Now, this is where I have a lot of respect for Eastern philosophies. Your perspective on how to balance the need for ever-increasing standards with the pride that comes from steady increases and new PRs has a lot to gain from the perspectives of other parts of the world. For any complex system that has to work in real life, there has to be a balance of two contradictory ideas that are held at the same time in order to present a useful and realistic interpretation. These two complementary ideas are a ‘yin and yang’ “a concept of dualism, describing how obviously opposite or contrary forces may actually be complementary, interconnected, and interdependent in the natural world, and how they may give rise to each other as they interrelate to one another.” That becomes evident in a Zen experience, which is a meditative state that tries to hold what truth is. The fact is that you have to be able to hold a basic amount of complexity in your head when it comes to self evaluation and that means being able to be proud of what you’ve done without sacrificing or lowering the rigid standards that you probably haven’t met yet.

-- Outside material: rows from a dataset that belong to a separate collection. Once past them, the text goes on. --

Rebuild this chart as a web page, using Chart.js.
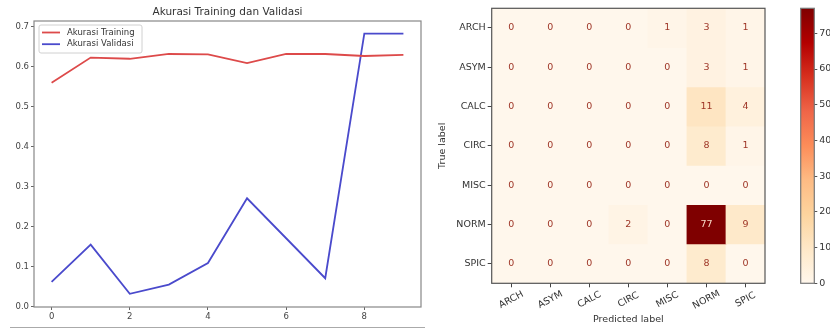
<!DOCTYPE html>
<html>
<head>
<meta charset="utf-8">
<script src="https://cdn.jsdelivr.net/npm/chart.js"></script>
<style>
  body { margin: 0; background: #fff; width: 830px; height: 329px; overflow: hidden; position: relative; }
  canvas { position: absolute; top: 0; }
  #acc { left: 0; }
  #cm { left: 430px; }
  #cbar { left: 790px; }
  .baseline { position: absolute; left: 10px; top: 327px; width: 415px; height: 1px; background: #aaa; }
</style>
</head>
<body>
<canvas id="acc" width="430" height="329"></canvas>
<canvas id="cm" width="360" height="329"></canvas>
<canvas id="cbar" width="40" height="329"></canvas>
<div class="baseline"></div>
<script>
// accuracy per epoch
const epochs = [0, 1, 2, 3, 4, 5, 6, 7, 8, 9];
const trainAcc = [0.560, 0.623, 0.620, 0.632, 0.631, 0.609, 0.632, 0.632, 0.627, 0.630];
const valAcc = [0.062, 0.155, 0.032, 0.055, 0.109, 0.271, 0.171, 0.071, 0.683, 0.683];
const xTicks = [0, 2, 4, 6, 8];
const yTicks = [0, 0.1, 0.2, 0.3, 0.4, 0.5, 0.6, 0.7];

// confusion matrix (rows = true label, cols = predicted label)
const classes = ['ARCH', 'ASYM', 'CALC', 'CIRC', 'MISC', 'NORM', 'SPIC'];
const confusion = [
  [0, 0, 0, 0, 1, 3, 1],
  [0, 0, 0, 0, 0, 3, 1],
  [0, 0, 0, 0, 0, 11, 4],
  [0, 0, 0, 0, 0, 8, 1],
  [0, 0, 0, 0, 0, 0, 0],
  [0, 0, 0, 2, 0, 77, 9],
  [0, 0, 0, 0, 0, 8, 0]
];
const colorbarTicks = [0, 10, 20, 30, 40, 50, 60, 70];

const FONT = 'DejaVu Sans';
const maxVal = Math.max(...confusion.flat());

// matplotlib OrRd
const OR_RD = [[255,247,236],[254,232,200],[253,212,158],[253,187,132],[252,141,89],[239,101,72],[215,48,31],[179,0,0],[127,0,0]];
function orRd(t) {
  t = Math.min(1, Math.max(0, t));
  const p = t * (OR_RD.length - 1);
  const k = Math.min(OR_RD.length - 2, Math.floor(p));
  const f = p - k;
  const c = OR_RD[k].map((v, i) => Math.round(v + (OR_RD[k + 1][i] - v) * f));
  return `rgb(${c[0]},${c[1]},${c[2]})`;
}

const frame = color => ({
  id: 'frame',
  afterDraw(chart) {
    const { ctx, chartArea: a } = chart;
    ctx.save();
    ctx.strokeStyle = color;
    ctx.lineWidth = 1.2;
    ctx.strokeRect(a.left, a.top, a.right - a.left, a.bottom - a.top);
    ctx.restore();
  }
});

// ---------- left: line chart ----------
const titlePlugin = {
  id: 'titleText',
  afterDraw(chart) {
    const { ctx, chartArea: a } = chart;
    ctx.save();
    ctx.font = `10.5px "${FONT}"`;
    ctx.fillStyle = '#333';
    ctx.textAlign = 'center';
    ctx.textBaseline = 'middle';
    ctx.fillText('Akurasi Training dan Validasi', (a.left + a.right) / 2, 12);
    ctx.restore();
  }
};

const boxLegend = {
  id: 'boxLegend',
  afterDatasetsDraw(chart) {
    const { ctx, chartArea: a } = chart;
    const x = a.left + 5, y = a.top + 4, w = 103, h = 28;
    ctx.save();
    ctx.fillStyle = 'rgba(255,255,255,0.9)';
    ctx.strokeStyle = '#d0d0d0';
    ctx.lineWidth = 1;
    ctx.beginPath();
    ctx.roundRect(x, y, w, h, 2);
    ctx.fill();
    ctx.stroke();
    ctx.font = `8.5px "${FONT}"`;
    ctx.textBaseline = 'middle';
    chart.data.datasets.forEach((ds, i) => {
      const ly = y + 7.5 + i * 11.7;
      ctx.strokeStyle = ds.borderColor;
      ctx.lineWidth = ds.borderWidth;
      ctx.beginPath();
      ctx.moveTo(x + 3, ly);
      ctx.lineTo(x + 21, ly);
      ctx.stroke();
      ctx.fillStyle = '#333';
      ctx.fillText(ds.label, x + 28, ly);
    });
    ctx.restore();
  }
};

new Chart(document.getElementById('acc'), {
  type: 'line',
  data: {
    datasets: [
      { label: 'Akurasi Training', data: epochs.map((e, i) => ({ x: e, y: trainAcc[i] })), borderColor: '#dd4a4a', borderWidth: 1.8, pointRadius: 0, tension: 0 },
      { label: 'Akurasi Validasi', data: epochs.map((e, i) => ({ x: e, y: valAcc[i] })), borderColor: '#4a4acc', borderWidth: 1.8, pointRadius: 0, tension: 0 }
    ]
  },
  options: {
    responsive: false,
    animation: false,
    layout: { padding: { top: 21, right: 9, left: 0, bottom: 0 } },
    plugins: { legend: { display: false }, tooltip: { enabled: false } },
    scales: {
      x: {
        type: 'linear', min: -0.45, max: 9.45,
        afterBuildTicks: s => { s.ticks = xTicks.map(v => ({ value: v })); },
        afterFit: s => { s.height = 22; },
        grid: { drawOnChartArea: false, tickLength: 3, color: '#666' },
        border: { display: false },
        ticks: { font: { family: FONT, size: 8.5 }, color: '#444', padding: 2 }
      },
      y: {
        min: -0.001, max: 0.7145,
        afterBuildTicks: s => { s.ticks = yTicks.map(v => ({ value: v })); },
        afterFit: s => { s.width = 34; },
        grid: { drawOnChartArea: false, tickLength: 3, color: '#666' },
        border: { display: false },
        ticks: { font: { family: FONT, size: 8.5 }, color: '#444', padding: 2, callback: v => v.toFixed(1) }
      }
    }
  },
  plugins: [frame('#888'), titlePlugin, boxLegend]
});

// ---------- right: confusion matrix ----------
const cellText = {
  id: 'cellText',
  afterDatasetsDraw(chart) {
    const { ctx } = chart;
    const xs = chart.scales.x, ys = chart.scales.y;
    ctx.save();
    ctx.font = `9.5px "${FONT}"`;
    ctx.textAlign = 'center';
    ctx.textBaseline = 'middle';
    confusion.forEach((row, i) => row.forEach((v, j) => {
      ctx.fillStyle = v / maxVal > 0.5 ? '#f7d9c6' : '#9e3526';
      ctx.fillText(String(v), xs.getPixelForValue(j), ys.getPixelForValue(i + 0.5));
    }));
    ctx.restore();
  }
};

const rotatedLabels = {
  id: 'rotatedLabels',
  afterDraw(chart) {
    const { ctx, chartArea: a } = chart;
    const xs = chart.scales.x;
    ctx.save();
    ctx.font = `9.5px "${FONT}"`;
    ctx.fillStyle = '#333';
    ctx.textAlign = 'center';
    ctx.textBaseline = 'middle';
    classes.forEach((c, j) => {
      ctx.save();
      ctx.translate(xs.getPixelForTick(j), a.bottom + 16.5);
      ctx.rotate(-28 * Math.PI / 180);
      ctx.fillText(c, 0, 0);
      ctx.restore();
    });
    ctx.restore();
  }
};

new Chart(document.getElementById('cm'), {
  type: 'bar',
  data: {
    labels: classes,
    datasets: classes.map((row, i) => ({
      label: row,
      data: classes.map(() => 1),
      backgroundColor: confusion[i].map(v => orRd(v / maxVal)),
      borderWidth: 0,
      barPercentage: 1,
      categoryPercentage: 1
    }))
  },
  options: {
    responsive: false,
    animation: false,
    layout: { padding: { top: 8.3, right: 25, left: 0, bottom: 0 } },
    plugins: { legend: { display: false }, tooltip: { enabled: false } },
    scales: {
      x: {
        stacked: true,
        offset: true,
        afterFit: s => { s.height = 45.7; },
        grid: { drawOnChartArea: false, offset: false, tickLength: 4, color: '#444' },
        border: { display: false },
        ticks: { display: false },
        title: { display: true, text: 'Predicted label', color: '#333', font: { family: FONT, size: 9.5 }, padding: { top: 0, bottom: 3.4 } }
      },
      y: {
        stacked: true,
        min: 0, max: classes.length,
        reverse: true,
        afterBuildTicks: s => { s.ticks = classes.map((c, i) => ({ value: i + 0.5 })); },
        afterFit: s => { s.width = 61.7; },
        grid: { drawOnChartArea: false, tickLength: 4, color: '#444' },
        border: { display: false },
        ticks: { font: { family: FONT, size: 9.5 }, color: '#333', padding: 2, callback: (v, i) => classes[i] },
        title: { display: true, text: 'True label', color: '#333', font: { family: FONT, size: 9.5 }, padding: { top: 7.3, bottom: 0 } }
      }
    }
  },
  plugins: [cellText, rotatedLabels, frame('#555')]
});

// ---------- colorbar ----------
new Chart(document.getElementById('cbar'), {
  type: 'bar',
  data: {
    labels: [''],
    datasets: [{
      data: [maxVal],
      backgroundColor: c => {
        const a = c.chart.chartArea;
        if (!a) return orRd(0);
        const g = c.chart.ctx.createLinearGradient(0, a.bottom, 0, a.top);
        OR_RD.forEach((s, k) => g.addColorStop(k / (OR_RD.length - 1), `rgb(${s[0]},${s[1]},${s[2]})`));
        return g;
      },
      borderWidth: 0,
      barPercentage: 1,
      categoryPercentage: 1
    }]
  },
  options: {
    responsive: false,
    animation: false,
    layout: { padding: { top: 8.3, right: 0, left: 10.7, bottom: 45.7 } },
    plugins: { legend: { display: false }, tooltip: { enabled: false } },
    scales: {
      x: { display: false },
      y: {
        position: 'right',
        min: 0, max: maxVal,
        afterBuildTicks: s => { s.ticks = colorbarTicks.map(v => ({ value: v })); },
        afterFit: s => { s.width = 15.7; },
        grid: { drawOnChartArea: false, tickLength: 3, color: '#555' },
        border: { display: false },
        ticks: { font: { family: FONT, size: 9.5 }, color: '#333', padding: 2 }
      }
    }
  },
  plugins: [frame('#777')]
});
</script>
</body>
</html>
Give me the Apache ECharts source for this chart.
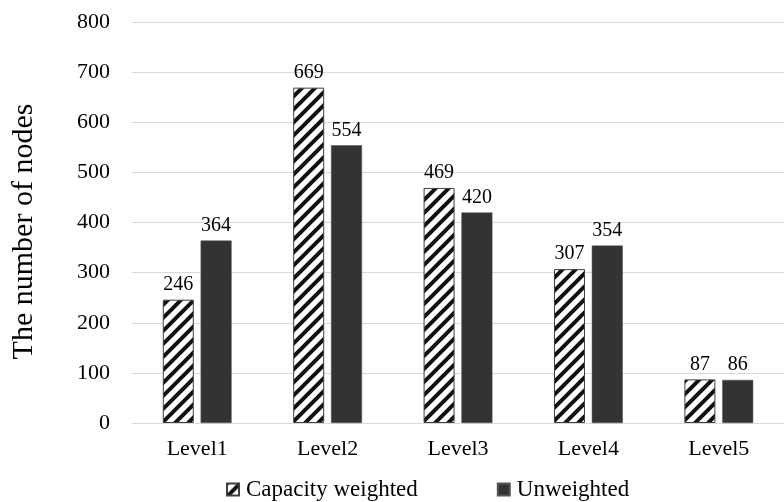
<!DOCTYPE html>
<html>
<head>
<meta charset="utf-8">
<script src="https://cdn.jsdelivr.net/npm/echarts@6/dist/echarts.min.js"></script>
<style>
  html, body { margin: 0; padding: 0; background: #fff; }
  #chart { width: 784px; height: 502px; }
</style>
</head>
<body>
<div id="chart"></div>
<script>
// Node counts per level
const categories = ['Level1', 'Level2', 'Level3', 'Level4', 'Level5'];
const capacityWeighted = [246, 669, 469, 307, 87];
const unweighted = [364, 554, 420, 354, 86];
const yTicks = { min: 0, max: 800, interval: 100 };

// Diagonal hatch fill for the capacity-weighted bars
function makeHatch() {
  const size = 13;
  const c = document.createElement('canvas');
  c.width = size; c.height = size;
  const ctx = c.getContext('2d');
  ctx.fillStyle = '#ffffff';
  ctx.fillRect(0, 0, size, size);
  ctx.strokeStyle = '#111111';
  ctx.lineWidth = 4;
  ctx.beginPath();
  for (let k = -1; k <= 1; k++) {
    ctx.moveTo(k * size - size, size * 2);
    ctx.lineTo(k * size + size * 2, -size);
  }
  ctx.stroke();
  return c;
}
const hatch = makeHatch();

const serif = 'Liberation Serif, Times New Roman, serif';
const chart = echarts.init(document.getElementById('chart'), null, { renderer: 'canvas' });

chart.setOption({
  animation: false,
  textStyle: { fontFamily: serif, color: '#000' },
  grid: { left: 132, top: 22, width: 663, height: 401, containLabel: false },
  legend: {
    top: 473,
    left: 221,
    itemGap: 79,
    itemWidth: 12,
    itemHeight: 12,
    textStyle: { fontFamily: serif, fontSize: 23, color: '#000', padding: [0, 0, 0, 2] },
    data: [
      { name: 'Capacity weighted', icon: 'rect' },
      { name: 'Unweighted', icon: 'rect' }
    ]
  },
  xAxis: {
    type: 'category',
    data: categories,
    axisLine: { lineStyle: { color: '#d9d9d9', width: 1 } },
    axisTick: { show: false },
    axisLabel: { fontFamily: serif, fontSize: 22, color: '#000', margin: 15 }
  },
  yAxis: {
    type: 'value',
    min: yTicks.min,
    max: yTicks.max,
    interval: yTicks.interval,
    name: 'The number of nodes',
    nameLocation: 'middle',
    nameGap: 93,
    nameTextStyle: { fontFamily: serif, fontSize: 30, color: '#000', padding: [0, 18, 0, 0] },
    axisLine: { show: false },
    axisTick: { show: false },
    splitLine: { lineStyle: { color: '#d9d9d9', width: 1 } },
    axisLabel: { fontFamily: serif, fontSize: 22, color: '#000', margin: 22 }
  },
  series: [
    {
      name: 'Capacity weighted',
      type: 'bar',
      data: capacityWeighted,
      barWidth: 31,
      barGap: '22%',
      itemStyle: {
        color: { image: hatch, repeat: 'repeat' },
        borderColor: '#404040',
        borderWidth: 1
      },
      label: { show: true, position: 'top', distance: 5, fontFamily: serif, fontSize: 20, color: '#000' }
    },
    {
      name: 'Unweighted',
      type: 'bar',
      data: unweighted,
      barWidth: 31,
      itemStyle: { color: '#333333', borderColor: '#555555', borderWidth: 0.5 },
      label: { show: true, position: 'top', distance: 5, fontFamily: serif, fontSize: 20, color: '#000' }
    }
  ]
});
</script>
</body>
</html>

This isn’t just about people arbitrarily performing better (although that is one of the reasons in building a structure that is supposed to produce results). It’s about what is required for a happy, healthy, productive and useful human being. We are not better, more healthy or more useful to ourselves or anyone else if we condition ourselves to believe that our minimum efforts, essentially doing what we’re supposed to do in the first place, are inherently worthy of special recognition. In a society that values standards, those actions become just what you do. It doesn’t get questioned, it doesn’t get made into more than what it is and all of society benefits because finishing your work, brushing your teeth and respecting your neighbors is commonplace. It also gives weight and meaning to the feeling of joy that manifests when you do display something exceptional. It’s like a drug you stay sensitive to because you keep use rare and necessary. I firmly believe that there is room in everybody’s life to experience those moments; there are no shortage of fields where you have the opportunity to stand out. It can be physical culture, relationships, business, charity work, creative endeavors, management methods, being skilled in a niche trade, being reliable where others are not and on and on. Find what you love and pursue exceptionalism in that. And understand that the day to day progress that comes with pursuing that exceptionalism is and should be seen as run-of-the-mill.
I can barely explain to you how empowering it is to finally check off a long-term goal that has been chased for the better part of twenty years. It would be nice to say my first 225 squat was just as meaningful, but it’s not even close. For me it came with meeting benchmarks I thought could only be done by the best in the world, standards I surely would fall short of. It was pulling over a 700 lb deadlift as a 105kg strongman. It was pressing a 400 pound log. It was beating world-record holders because I was fast and conditioned and experienced.
There are only a few moments in 15 years of competing that left me with that feeling. But I wouldn’t want any more than that. Those moments are what frame my sense of accomplishment and they’re why I continue to push to this day because I’m not done yet. I know there’s more work to be done and I know that there are higher heights I can reach. Those moments are valuable because they are rare and the only reason I have done anything noteworthy up to this point is because I held those standard high and wouldn’t lower them for anyone, least of all for myself. I’ve been lucky enough to experience what real exceptionalism feels like and I hope the same for you.